**TASK PROMPT**
Produce a word-for-word copy of the listing below without its pictures.
··· COLLECTED DATA
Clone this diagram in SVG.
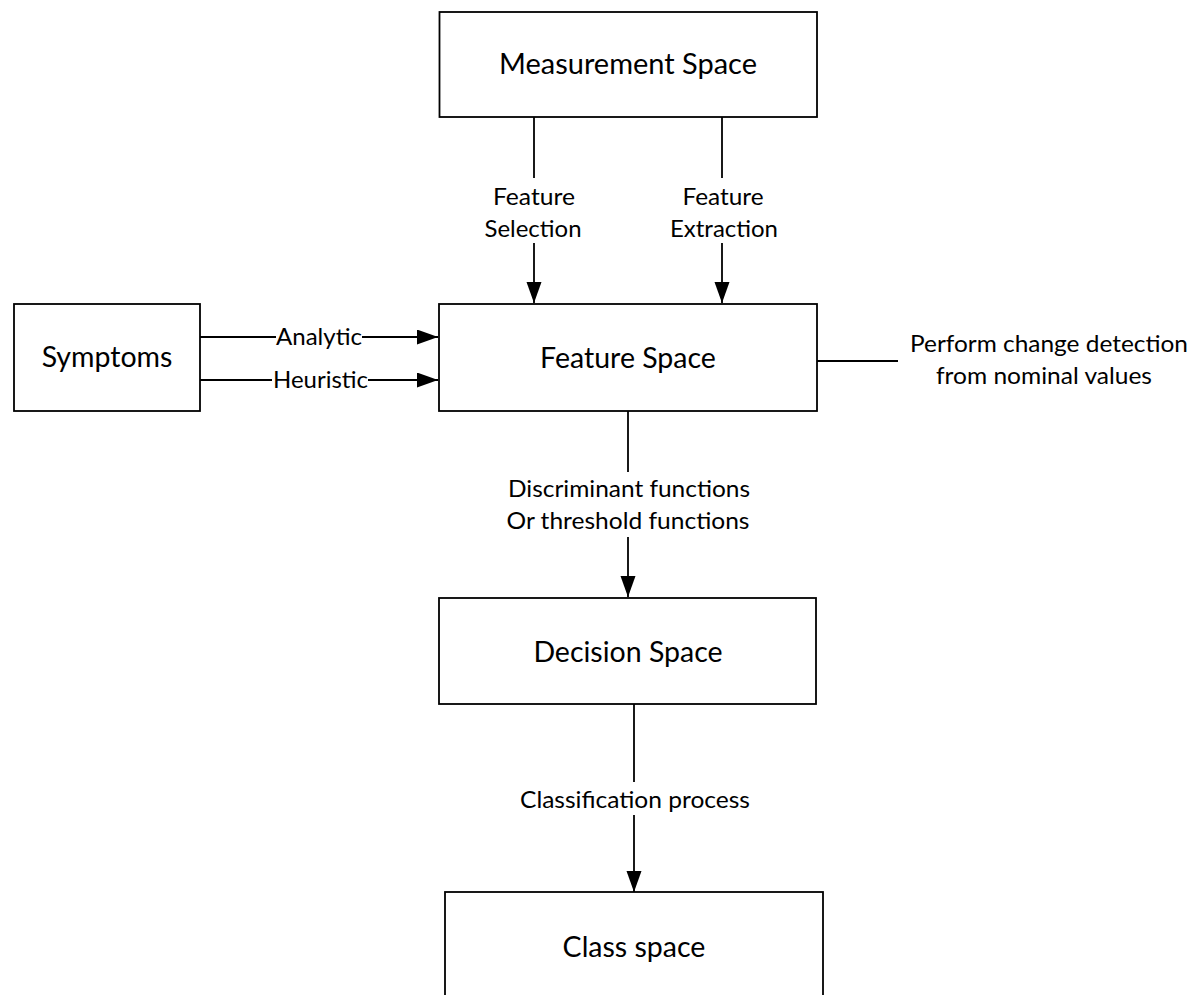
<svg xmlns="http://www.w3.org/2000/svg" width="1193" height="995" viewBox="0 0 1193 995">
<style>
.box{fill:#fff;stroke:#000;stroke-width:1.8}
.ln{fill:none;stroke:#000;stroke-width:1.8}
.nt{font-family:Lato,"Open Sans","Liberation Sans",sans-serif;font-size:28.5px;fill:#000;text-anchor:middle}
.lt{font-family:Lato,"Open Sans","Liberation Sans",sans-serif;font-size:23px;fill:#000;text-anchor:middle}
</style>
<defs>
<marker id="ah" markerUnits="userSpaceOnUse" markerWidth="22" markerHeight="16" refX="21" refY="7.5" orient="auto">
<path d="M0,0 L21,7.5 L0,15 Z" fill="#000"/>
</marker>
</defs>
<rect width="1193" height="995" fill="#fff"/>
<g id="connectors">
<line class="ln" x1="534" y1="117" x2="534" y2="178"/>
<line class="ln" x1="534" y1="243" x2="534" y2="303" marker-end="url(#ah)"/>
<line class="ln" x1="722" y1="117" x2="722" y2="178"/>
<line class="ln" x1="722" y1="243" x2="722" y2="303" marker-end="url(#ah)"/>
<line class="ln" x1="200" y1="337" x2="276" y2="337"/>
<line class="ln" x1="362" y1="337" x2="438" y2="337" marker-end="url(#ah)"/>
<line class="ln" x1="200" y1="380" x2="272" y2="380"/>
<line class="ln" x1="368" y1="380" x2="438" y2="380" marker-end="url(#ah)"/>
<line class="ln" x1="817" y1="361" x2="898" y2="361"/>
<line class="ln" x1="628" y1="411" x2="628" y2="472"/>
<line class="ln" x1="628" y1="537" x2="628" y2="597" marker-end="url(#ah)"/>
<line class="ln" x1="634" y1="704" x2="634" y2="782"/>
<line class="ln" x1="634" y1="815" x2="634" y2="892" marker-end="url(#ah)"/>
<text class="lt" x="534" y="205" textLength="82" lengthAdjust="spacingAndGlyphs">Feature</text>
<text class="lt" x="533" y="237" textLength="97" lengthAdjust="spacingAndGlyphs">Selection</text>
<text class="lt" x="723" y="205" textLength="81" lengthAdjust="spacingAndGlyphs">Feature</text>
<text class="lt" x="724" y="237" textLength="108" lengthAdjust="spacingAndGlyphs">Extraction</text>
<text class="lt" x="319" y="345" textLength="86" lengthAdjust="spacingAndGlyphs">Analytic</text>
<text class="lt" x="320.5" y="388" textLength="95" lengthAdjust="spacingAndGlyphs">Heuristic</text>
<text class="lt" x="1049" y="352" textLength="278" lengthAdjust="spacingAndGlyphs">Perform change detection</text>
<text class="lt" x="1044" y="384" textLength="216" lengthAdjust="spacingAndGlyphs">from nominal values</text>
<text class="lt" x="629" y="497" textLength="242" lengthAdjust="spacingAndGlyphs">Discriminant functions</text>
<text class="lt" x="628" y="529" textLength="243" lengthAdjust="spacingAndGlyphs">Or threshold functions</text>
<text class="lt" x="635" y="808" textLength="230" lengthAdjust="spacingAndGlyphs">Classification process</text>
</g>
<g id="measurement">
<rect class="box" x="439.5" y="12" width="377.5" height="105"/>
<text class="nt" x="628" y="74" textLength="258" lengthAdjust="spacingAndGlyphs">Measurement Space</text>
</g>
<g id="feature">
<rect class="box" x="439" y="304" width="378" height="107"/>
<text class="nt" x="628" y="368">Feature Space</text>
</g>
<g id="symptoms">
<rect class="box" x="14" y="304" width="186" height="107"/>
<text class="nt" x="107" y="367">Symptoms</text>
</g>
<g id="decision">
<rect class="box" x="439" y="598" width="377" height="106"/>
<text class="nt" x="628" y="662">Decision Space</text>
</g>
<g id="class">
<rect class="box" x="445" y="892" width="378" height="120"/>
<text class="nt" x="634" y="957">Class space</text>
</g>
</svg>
······
**TASK SOLUTION**
Clone this diagram in SVG.
<svg xmlns="http://www.w3.org/2000/svg" width="1193" height="995" viewBox="0 0 1193 995">
<style>
.box{fill:#fff;stroke:#000;stroke-width:1.8}
.ln{fill:none;stroke:#000;stroke-width:1.8}
.nt{font-family:Lato,"Open Sans","Liberation Sans",sans-serif;font-size:28.5px;fill:#000;text-anchor:middle}
.lt{font-family:Lato,"Open Sans","Liberation Sans",sans-serif;font-size:23px;fill:#000;text-anchor:middle}
</style>
<defs>
<marker id="ah" markerUnits="userSpaceOnUse" markerWidth="22" markerHeight="16" refX="21" refY="7.5" orient="auto">
<path d="M0,0 L21,7.5 L0,15 Z" fill="#000"/>
</marker>
</defs>
<rect width="1193" height="995" fill="#fff"/>
<g id="connectors">
<line class="ln" x1="534" y1="117" x2="534" y2="178"/>
<line class="ln" x1="534" y1="243" x2="534" y2="303" marker-end="url(#ah)"/>
<line class="ln" x1="722" y1="117" x2="722" y2="178"/>
<line class="ln" x1="722" y1="243" x2="722" y2="303" marker-end="url(#ah)"/>
<line class="ln" x1="200" y1="337" x2="276" y2="337"/>
<line class="ln" x1="362" y1="337" x2="438" y2="337" marker-end="url(#ah)"/>
<line class="ln" x1="200" y1="380" x2="272" y2="380"/>
<line class="ln" x1="368" y1="380" x2="438" y2="380" marker-end="url(#ah)"/>
<line class="ln" x1="817" y1="361" x2="898" y2="361"/>
<line class="ln" x1="628" y1="411" x2="628" y2="472"/>
<line class="ln" x1="628" y1="537" x2="628" y2="597" marker-end="url(#ah)"/>
<line class="ln" x1="634" y1="704" x2="634" y2="782"/>
<line class="ln" x1="634" y1="815" x2="634" y2="892" marker-end="url(#ah)"/>
<text class="lt" x="534" y="205" textLength="82" lengthAdjust="spacingAndGlyphs">Feature</text>
<text class="lt" x="533" y="237" textLength="97" lengthAdjust="spacingAndGlyphs">Selection</text>
<text class="lt" x="723" y="205" textLength="81" lengthAdjust="spacingAndGlyphs">Feature</text>
<text class="lt" x="724" y="237" textLength="108" lengthAdjust="spacingAndGlyphs">Extraction</text>
<text class="lt" x="319" y="345" textLength="86" lengthAdjust="spacingAndGlyphs">Analytic</text>
<text class="lt" x="320.5" y="388" textLength="95" lengthAdjust="spacingAndGlyphs">Heuristic</text>
<text class="lt" x="1049" y="352" textLength="278" lengthAdjust="spacingAndGlyphs">Perform change detection</text>
<text class="lt" x="1044" y="384" textLength="216" lengthAdjust="spacingAndGlyphs">from nominal values</text>
<text class="lt" x="629" y="497" textLength="242" lengthAdjust="spacingAndGlyphs">Discriminant functions</text>
<text class="lt" x="628" y="529" textLength="243" lengthAdjust="spacingAndGlyphs">Or threshold functions</text>
<text class="lt" x="635" y="808" textLength="230" lengthAdjust="spacingAndGlyphs">Classification process</text>
</g>
<g id="measurement">
<rect class="box" x="439.5" y="12" width="377.5" height="105"/>
<text class="nt" x="628" y="74" textLength="258" lengthAdjust="spacingAndGlyphs">Measurement Space</text>
</g>
<g id="feature">
<rect class="box" x="439" y="304" width="378" height="107"/>
<text class="nt" x="628" y="368">Feature Space</text>
</g>
<g id="symptoms">
<rect class="box" x="14" y="304" width="186" height="107"/>
<text class="nt" x="107" y="367">Symptoms</text>
</g>
<g id="decision">
<rect class="box" x="439" y="598" width="377" height="106"/>
<text class="nt" x="628" y="662">Decision Space</text>
</g>
<g id="class">
<rect class="box" x="445" y="892" width="378" height="120"/>
<text class="nt" x="634" y="957">Class space</text>
</g>
</svg>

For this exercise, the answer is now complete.